Googling brings up a certain Saint Hubert, who is the patron saint of hunters. His conversion took place during a hunting expedition when he was unable to kill a stag associated to a Christian crucifix. There are several references to “does”, but not to a stag.** However, any association between the hunter St. Hubert and Humbert Humbert (Disney’s Humbert repents and spares Snow White) appears to me in very (very!) bad taste - unless the choice of the name Humbert in the novel is indicative of HH’s final repentance and redemption (something quite controversial).
*- Brian Boyd writes in “Lolita, what we know, what we don’t”: “There is much, much more we need to learn about Lolita… [ ] We need to get annotating, we need to get interpreting. We still don’t know Lolita.”
This conclusion is presented a few paragraphs after: “Vivian Darkbloom, as we know, is a woman and an anagram of “Vladimir Nabokov,” but Vivian is also the woman who in Arthurian legend and in Tennyson’s retelling is able to usurp Merlin’s magic and entrap him within his own spell. After Wace, Lolita’s next rendezvous with Quilty is at Elphinstone, which surely evokes the elfin stone out of which Arthur at last draws the sword Excalibur when no one else can, and which proves to be the place where Lolita is at last pulled out from Humbert’s clutches on Independence Day.”
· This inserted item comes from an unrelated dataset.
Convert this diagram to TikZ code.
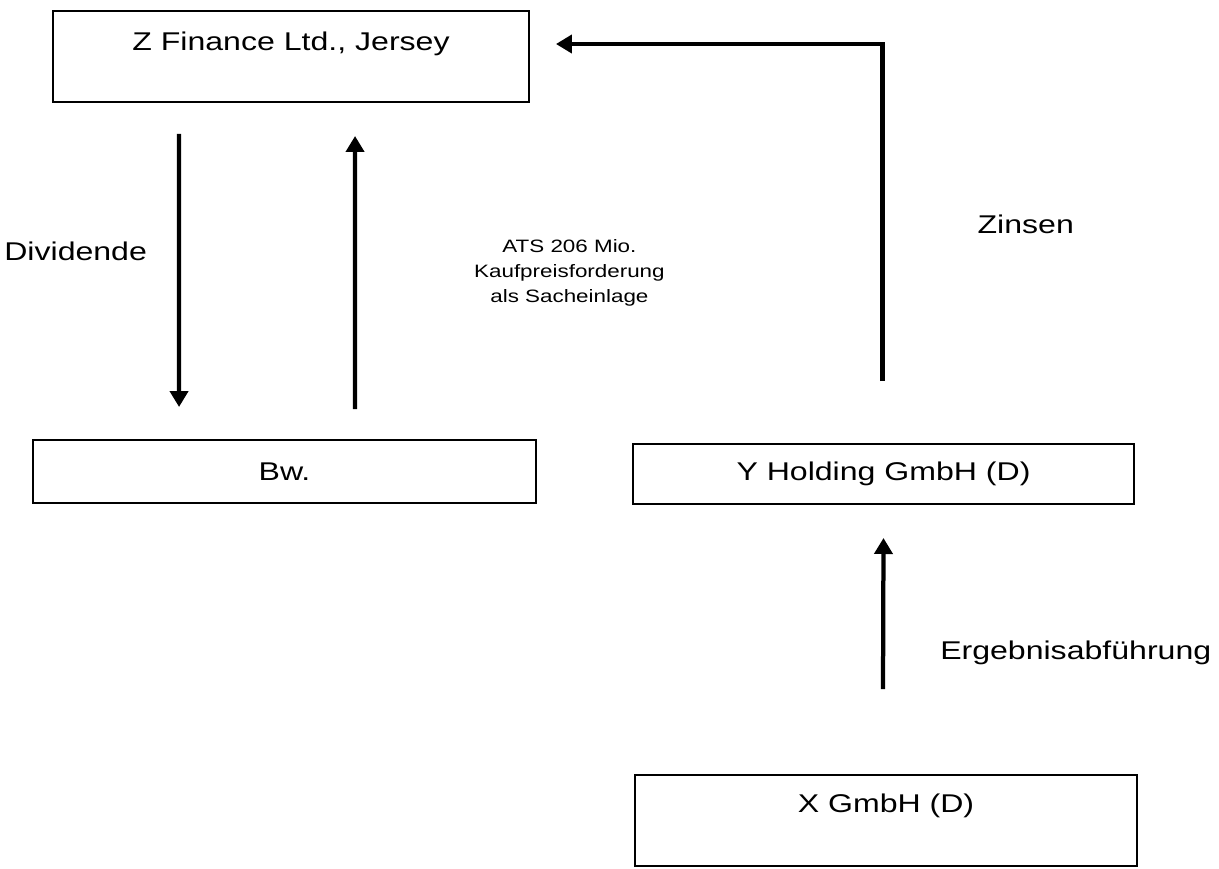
\documentclass[tikz,border=0pt]{standalone}
\usepackage{fontspec}
\setmainfont{Liberation Sans}[FakeStretch=1.25]
\usetikzlibrary{arrows.meta, positioning, calc}
\tikzset{
  every picture/.style={font=\fontsize{14.6pt}{17pt}\selectfont},
  box/.style={draw, line width=0.04cm, inner xsep=0pt, inner ysep=0pt, align=center},
  arrow/.style={-{Triangle[length=0.32cm, width=0.36cm]}, line width=0.085cm},
  note/.style={font=\fontsize{10.2pt}{14.2pt}\selectfont, align=center, inner sep=0pt},
  lbl/.style={inner sep=0pt},
}
\begin{document}
\begin{tikzpicture}[x=0.02cm, y=-0.02cm]
  \useasboundingbox (0,0) rectangle (1219,868);
  \node[box, minimum width=9.52cm, text height=0.8cm, text depth=1.02cm] (zfin) at (291,56.5) {Z Finance Ltd., Jersey};
  \node[box, minimum width=10.06cm, minimum height=1.26cm] (bw) at (284.5,471.5) {Bw.};
  \node[box, minimum width=10.02cm, minimum height=1.2cm] (yhold) at (883.5,474) {Y Holding GmbH (D)};
  \node[box, minimum width=10.04cm, text height=0.74cm, text depth=1.08cm] (xg) at (886,820.5) {X GmbH (D)};
  \draw[arrow] ($(zfin.south west)+(127,31)$) -- node[lbl, pos=0.43, left=0.6cm] {Dividende} ($(bw.north west)+(147,-32)$);
  \draw[arrow] ($(bw.north west)+(323,-30)$) -- node[note, pos=0.5, right=2.34cm] {ATS 206 Mio.\\Kaufpreisforderung\\als Sacheinlage} ($(zfin.south west)+(303,33)$);
  \draw[arrow] ($(yhold.north)+(-1,-62)$) |- node[lbl, pos=0.233, right=1.86cm] {Zinsen} ($(zfin.north east)+(26,34)$);
  \draw[arrow] ($(xg.north)+(-3,-85)$) -- node[lbl, pos=0.24, right=1.1cm] {Ergebnisabführung} ($(yhold.south)+(0,33)$);
\end{tikzpicture}
\end{document}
** - “She gave me one of those wounded — doe looks that irritated me so much…”(Charlotte) ! Imagine me; I shall not exist if you do not imagine me; try to discern the doe in me, trembling in the forest of my own iniquity /She was again fast asleep, my nymphet, but still I did not dare to launch upon my enchanted voyage(Humbert); A great user of roadside facilities, my unfastidious Lo would be charmed by toilet signs — Guys-Gals, John-Jane, Jack-Jill and even Buck's-Doe's (HH-Lo); For her birthday I bought her a bicycle, the doe-like and altogether charming machine already mentioned (HH-Lo); “the accursed playlet belonged to the type of whimsy for juvenile consumption, arranged and rearranged many times, such as Hansel and Gretel by Richard Roe, or The Sleeping Beauty by Dorothy Doe, or The Emperor's New Clothes by Maurice Vermont and Marion Rumpelmeyer [ ] I did not know — and would not have cared, if I did — that actually The Enchanted Hunters was a quite recent and technically original composition…” (HH-Quilty)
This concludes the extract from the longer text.